Along with the SMSes, the facility to file returns on the portal will also be available as usual.
NIL return for the Form GSTR-1 can be filed on a monthly as well as quarterly basis. This is the back-to-back deployment of SMS facility for filing of NIL return by GSTN within one month.
Since June 8, taxpayers are allowed to file their GSTR-3B return through SMSes.
From July 1, auto debit of monthly contribution will start from Atal Pension Yojana accounts.
The Pension Fund Regulatory and Development Authority had, in April, directed banks to stop the auto debit of Atal Pension Yojana till June 30. Now from July 1, auto debit facility will be started once again.

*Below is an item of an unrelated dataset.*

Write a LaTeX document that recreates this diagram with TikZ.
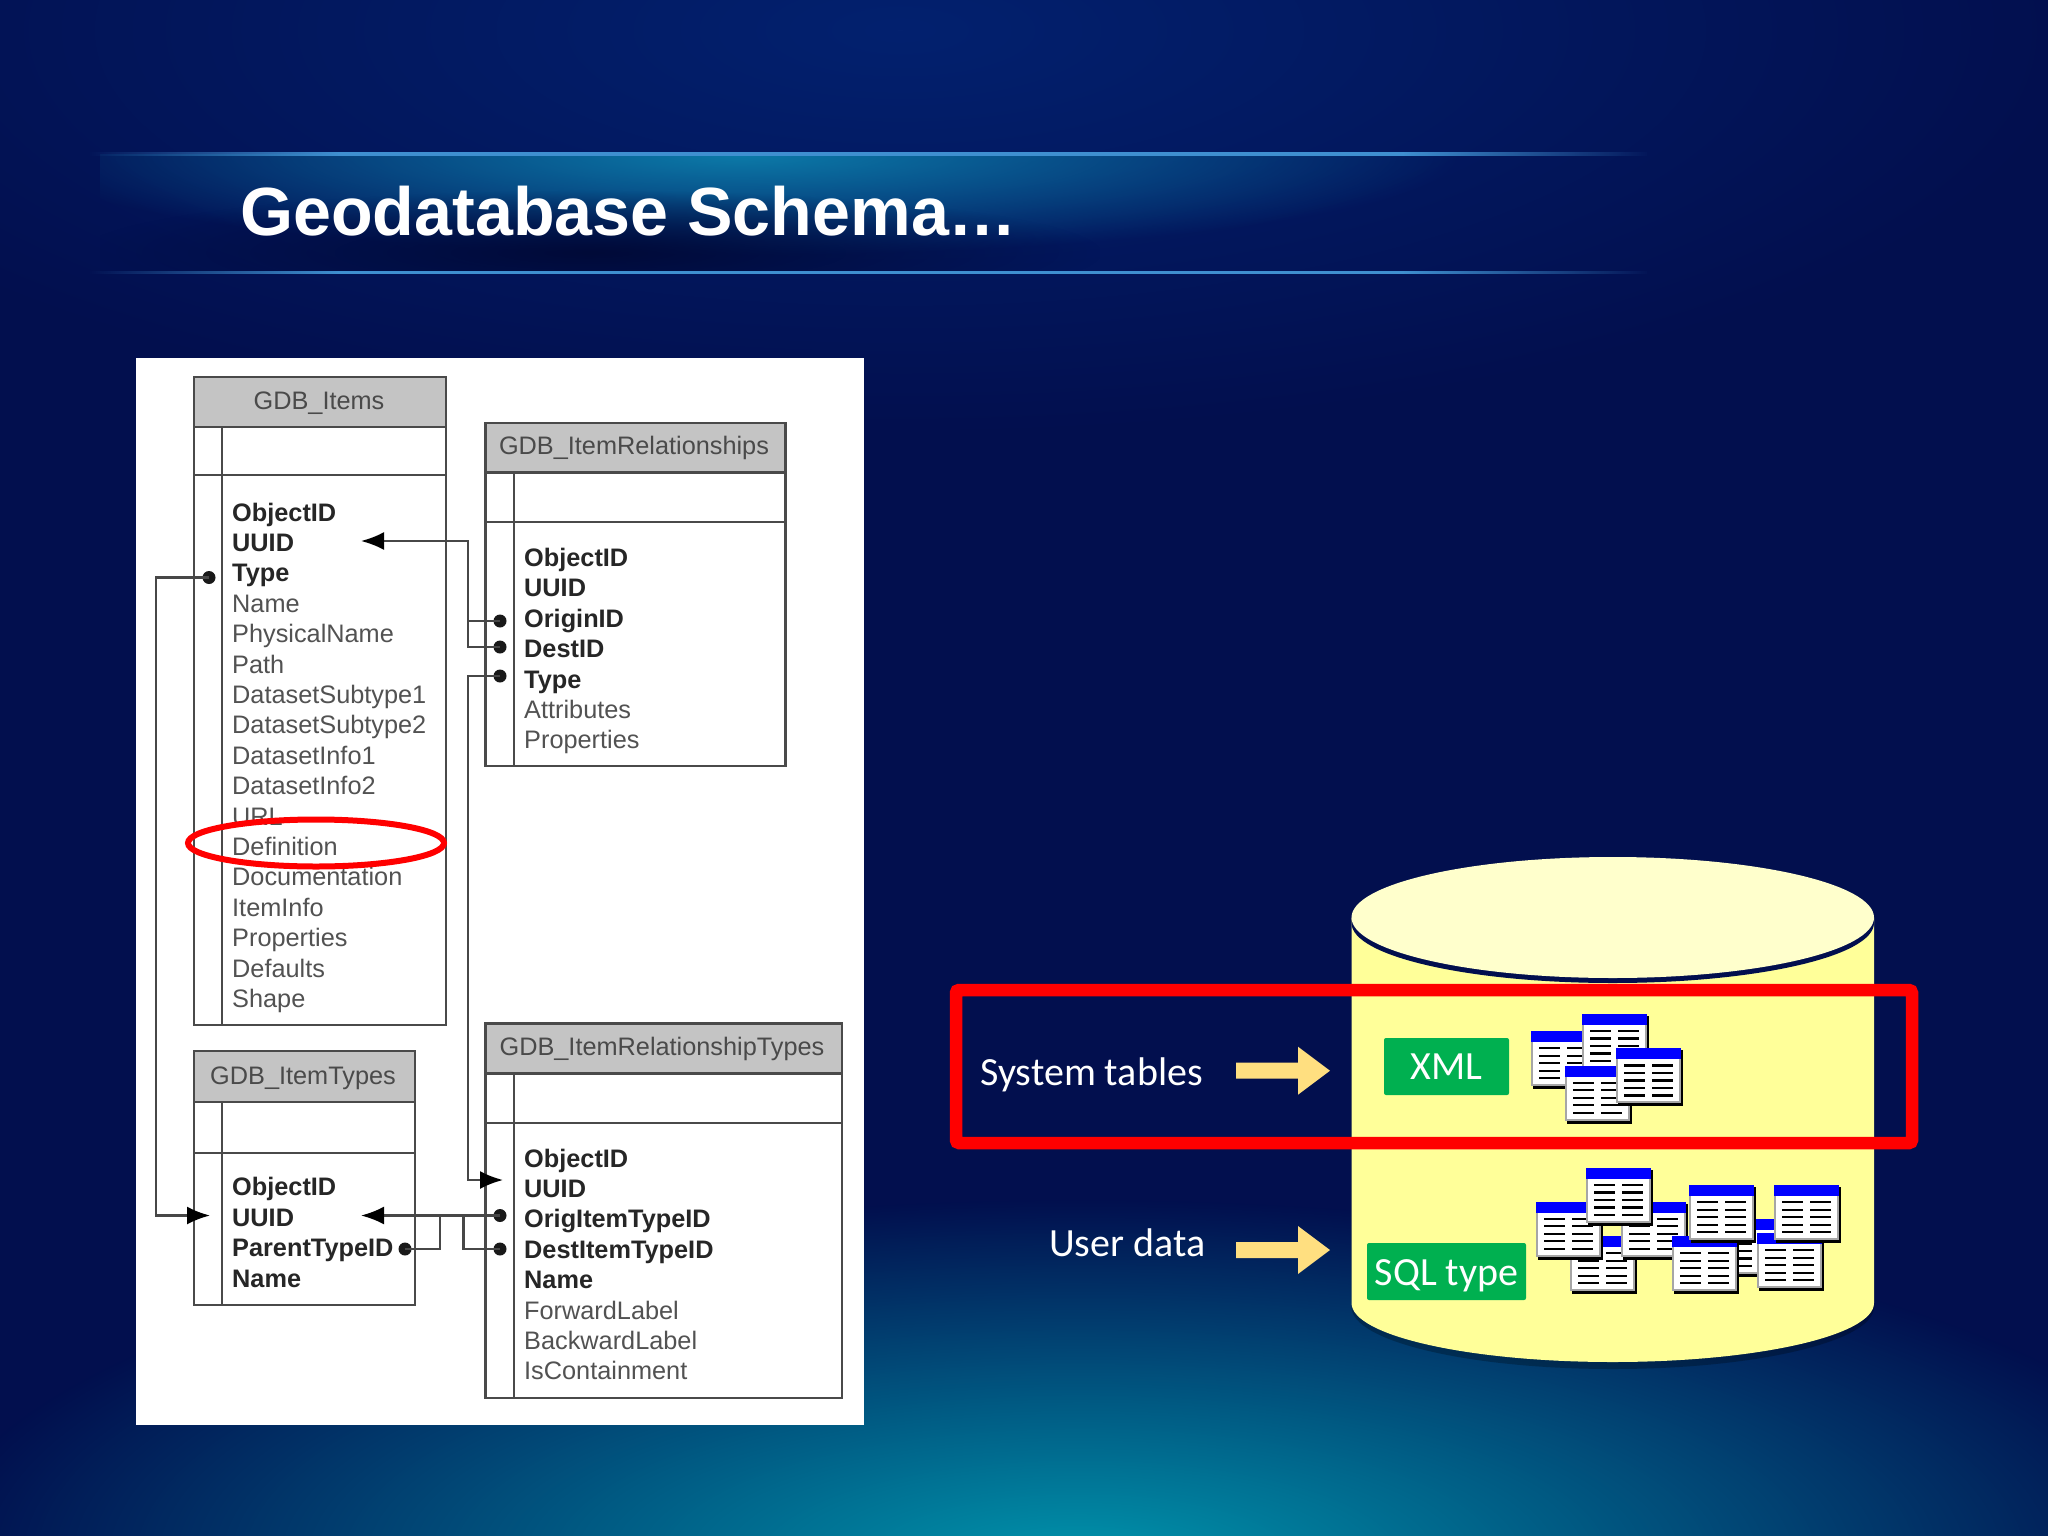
\documentclass[tikz,border=0pt]{standalone}
\usepackage{fontspec}
\setmainfont{Liberation Sans}
\newfontfamily\calib{Carlito}
\usetikzlibrary{arrows.meta,fadings,calc}
\definecolor{navy}{HTML}{020F4E}
\definecolor{topblue}{HTML}{03216F}
\definecolor{teal}{HTML}{0094AC}
\definecolor{band}{HTML}{0C7AA8}
\definecolor{bandline}{HTML}{3F8FD0}
\definecolor{bandnight}{HTML}{000A38}
\definecolor{cylbody}{HTML}{FFFF99}
\definecolor{cyltop}{HTML}{FFFFCC}
\definecolor{boxgreen}{HTML}{00B050}
\definecolor{pale}{HTML}{FFDF80}
\definecolor{ink}{HTML}{4A4A4A}
\definecolor{hdr}{HTML}{C4C4C4}
\tikzfading[name=softglow, inner color=transparent!0, outer color=transparent!100]
\pgfdeclarehorizontalshading{hlineshade}{100bp}{color(0bp)=(pgftransparent!100); color(25bp)=(pgftransparent!100); color(33bp)=(pgftransparent!0); color(67bp)=(pgftransparent!0); color(75bp)=(pgftransparent!100); color(100bp)=(pgftransparent!100)}
\pgfdeclarefading{hlinefade}{\pgfuseshading{hlineshade}}
\tikzset{
  tabbox/.style={draw=ink,line width=2.4pt,fill=white},
  tabhead/.style={draw=ink,line width=2.4pt,fill=hdr},
  tabline/.style={draw=ink,line width=2.4pt},
  headtext/.style={anchor=base,font=\fontsize{25.3}{25.3}\selectfont,text=ink,inner sep=0pt},
  keyrow/.style={anchor=base west,inner sep=0pt,font=\fontsize{25.3}{25.3}\selectfont\bfseries,text=black!85},
  plainrow/.style={anchor=base west,inner sep=0pt,font=\fontsize{25.3}{25.3}\selectfont,text=black!68},
  link/.style={draw=black!72,line width=2.2pt},
  linkarrow/.style={link,-{Latex[length=23pt,width=18pt,fill=black,color=black]}},
  keydot/.style={circle,fill=black!90,minimum size=13pt,inner sep=0pt},
  pointer/.style={fill=pale},
  redframe/.style={draw=red,line width=12.5pt,rounded corners=3pt},
  tag/.style={fill=boxgreen,rounded corners=2pt,text=white,font=\calib\fontsize{40}{40}\selectfont,inner sep=0pt},
  sidelabel/.style={text=white,font=\calib\fontsize{40}{40}\selectfont,inner sep=0pt},
  ticon/.pic={
    \fill[black] (2,2) rectangle (67,58);
    \fill[white] (0,0) rectangle (65,55);
    \draw[black!35,line width=2pt] (1,0) -- (1,54) -- (64,54) -- (64,0);
    \fill[blue] (0,0) rectangle (65,11);
    \foreach \r in {16,23.5,31,38.5,46}{
      \fill[black] (8,\r) rectangle (29,\r+2.2);
      \fill[black] (36,\r) rectangle (57,\r+2.2);
    }
  }
}
\newcommand{\iconat}[2]{\pic at ({1340+#1/2.613},{840+#2/2.904}) {ticon};}
\begin{document}
\begin{tikzpicture}[x=1pt,y=-1pt]
\useasboundingbox (0,0) rectangle (2048,1536);
\begin{scope}
\clip (0,0) rectangle (2048,1536);
\fill[navy] (0,0) rectangle (2048,1536);
% upper glow
\fill[topblue,path fading=softglow] (-300,-380) rectangle (2100,440);
% lower glow
\fill[teal,path fading=softglow] (-70,1200) rectangle (2230,1920);
% title band
\begin{scope}
\clip (100,155) rectangle (1650,272);
\fill[band,path fading=softglow] (20,55) rectangle (1460,255);
\fill[bandnight,path fading=softglow] (80,190) rectangle (1100,315);
\end{scope}
\fill[bandline,path fading=hlinefade] (90,152.5) rectangle (1650,156);
\fill[bandline,path fading=hlinefade] (90,270.5) rectangle (1650,274);
\end{scope}
\node[anchor=base west,inner sep=0pt,text=white,font=\fontsize{68.2}{69}\selectfont\bfseries] (title) at (240,235) {Geodatabase Schema…};

% schema panel
\fill[white] (136,358) rectangle (864,1425);

% GDB_Items
\path[tabbox] (194,377) rectangle (446,1025);
\path[tabhead] (194,377) rectangle (446,427);
\path[tabline] (194,475) -- (446,475) (222,427) -- (222,1025);
\node[headtext] (items) at (319,409) {GDB\_Items};
\foreach \t [count=\i from 0] in {ObjectID,UUID,Type}
  \node[keyrow] (it\i) at (232,{521+30.4*\i}) {\t};
\foreach \t [count=\i from 3] in {Name,PhysicalName,Path,DatasetSubtype1,DatasetSubtype2,DatasetInfo1,DatasetInfo2,URL,Definition,Documentation,ItemInfo,Properties,Defaults,Shape}
  \node[plainrow] (it\i) at (232,{521+30.4*\i}) {\t};

% GDB_ItemRelationships
\path[tabbox] (485.5,423) rectangle (785.5,766);
\path[tabhead] (485.5,423) rectangle (785.5,472.5);
\path[tabline] (485.5,522) -- (785.5,522) (514,472.5) -- (514,766);
\node[headtext] (rel) at (634,454.6) {GDB\_ItemRelationships};
\foreach \t [count=\i from 0] in {ObjectID,UUID,OriginID,DestID,Type}
  \node[keyrow] (re\i) at (524,{566.5+30.4*\i}) {\t};
\foreach \t [count=\i from 5] in {Attributes,Properties}
  \node[plainrow] (re\i) at (524,{566.5+30.4*\i}) {\t};

% GDB_ItemTypes
\path[tabbox] (194,1051) rectangle (415,1305);
\path[tabhead] (194,1051) rectangle (415,1102);
\path[tabline] (194,1153) -- (415,1153) (222,1102) -- (222,1305);
\node[headtext] (types) at (303,1084) {GDB\_ItemTypes};
\foreach \t [count=\i from 0] in {ObjectID,UUID,ParentTypeID,Name}
  \node[keyrow] (ty\i) at (232,{1195.5+30.5*\i}) {\t};

% GDB_ItemRelationshipTypes
\path[tabbox] (485.5,1023.5) rectangle (842,1398);
\path[tabhead] (485.5,1023.5) rectangle (842,1073.5);
\path[tabline] (485.5,1123) -- (842,1123) (514,1073.5) -- (514,1398);
\node[headtext] (rtypes) at (662,1055.5) {GDB\_ItemRelationshipTypes};
\foreach \t [count=\i from 0] in {ObjectID,UUID,OrigItemTypeID,DestItemTypeID,Name}
  \node[keyrow] (rt\i) at (524,{1167+30.4*\i}) {\t};
\foreach \t [count=\i from 5] in {ForwardLabel,BackwardLabel,IsContainment}
  \node[plainrow] (rt\i) at (524,{1167+30.4*\i}) {\t};

% connector ends
\node[keydot] (dOrigin) at (500,621) {};
\node[keydot] (dDest) at (500,647) {};
\node[keydot] (dRelType) at (500,676) {};
\node[keydot] (dItemType) at (209,577.5) {};
\node[keydot] (dOrigItem) at (500,1215.5) {};
\node[keydot] (dDestItem) at (500,1249) {};
\node[keydot] (dParent) at (405,1249) {};
\coordinate (tItemUUID) at (361,541);
\coordinate (tRtUUID) at (503,1180);
\coordinate (tTyL) at (210,1215.5);
\coordinate (tTyR) at (361,1215.5);
\coordinate (jA) at (468,621);
\coordinate (jB) at (440,1215.5);
\coordinate (jC) at (463.5,1215.5);

\draw[linkarrow] (dDest.center) -| (468,541) -- (tItemUUID);
\draw[link] (dOrigin.center) -- (jA);
\draw[linkarrow] (dRelType.center) -| (468,1180) -- (tRtUUID);
\draw[linkarrow] (dItemType.center) -| (156,1215.5) -- (tTyL);
\draw[linkarrow] (dOrigItem.center) -- (tTyR);
\draw[link] (dParent.center) -| (jB);
\draw[link] (dDestItem.center) -| (jC);

% highlight on Definition
\draw[red,line width=6pt] (316,843) ellipse [x radius=128,y radius=23.5];

% cylinder
\fill[black,opacity=.25] (1351.5,1000) -- (1874,1000) -- (1874,1307) arc[start angle=0,end angle=180,x radius=261.25,y radius=62] -- cycle;
\fill[cylbody] (1351.5,917.5) -- (1874,917.5) -- (1874,1303) arc[start angle=0,end angle=180,x radius=261.25,y radius=59] -- cycle;
\fill[navy] (1612.75,923) ellipse [x radius=261.25,y radius=60];
\fill[cyltop] (1612.75,917.5) ellipse [x radius=261.25,y radius=60.5];

% red frame
\draw[redframe] (956,990) rectangle (1912,1143);

% tags
\node[tag,minimum width=125pt,text height=41.3pt,text depth=15.7pt] (xml) at (1446.5,1066.5) {XML};
\node[tag,minimum width=159pt,text height=42pt,text depth=15pt] (sql) at (1446.5,1271.5) {SQL type};

% table icons
\iconat{499}{555}
\iconat{632}{505}
\iconat{588}{655}
\iconat{721}{605}
\iconat{600}{1150}
\iconat{511}{1050}
\iconat{733}{1050}
\iconat{644}{952}
\iconat{1000}{1100}
\iconat{867}{1150}
\iconat{1090}{1142}
\iconat{911}{1002}
\iconat{1135}{1002}

% side labels
\node[sidelabel,anchor=base east] (sys) at (1203,1085) {System tables};
\node[sidelabel,anchor=base east] (usr) at (1205.5,1256) {User data};
\fill[pointer] (1236,1062.7) -- (1298,1062.7) -- (1298,1046.7) -- (1330,1070.7) -- (1298,1094.7) -- (1298,1078.7) -- (1236,1078.7) -- cycle;
\fill[pointer] (1236,1242) -- (1298,1242) -- (1298,1226) -- (1330,1250) -- (1298,1274) -- (1298,1258) -- (1236,1258) -- cycle;
\end{tikzpicture}
\end{document}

Most of the subscribers under this scheme are from the lower strata of the society and have been facing severe crunch due to the lockdown. A recent PFRDA notification stated that the penalty interest will not be levied if the subscriber's pension scheme account is regularised before September 30.
The last date for payment of the Sabka Biswas Yojana, introduced for resolution of old pending disputed matters related to service tax and central excise, is June 30 and this scheme cannot be availed from Wednesday.
The government has made it clear that it will not extend this scheme beyond June 30.
In this context, the Central Board of Indirect Taxes and Customs (CBIC) had given information, in a tweet, that 1.9 lakh declarations of Rs 90,000 crore have been filed under this scheme. If this is not paid by June 30, 2020, they will not get benefits.
Under the Prime Minister Kisan Samman Nidhi Yojana, Rs 6,000 is given to the farmers in three installments of Rs 2,000 every year.
So far five installments have been sent to the farmers. The scheme can be registered for by June 30.
Investors will also have to pay stamp duty on purchasing mutual funds from July 1. Even if you are investing in mutual funds through Systematic Investment Plan (SIP) and Systematic Transfer Plan (STP), you still have to pay stamp duty.
However, investors will not have to pay stamp duty on the withdrawal of mutual funds. This stamp duty will be levied on all types of mutual funds. The effect of stamp duty will be seen most on debt funds.
Purchase of mutual funds will attract stamp duty at 0.005 per cent. Apart from this, transfer of units of mutual funds from demat account will attract stamp duty of 0.015 per cent. The imposition of stamp duty will affect the holding of 90 days and less.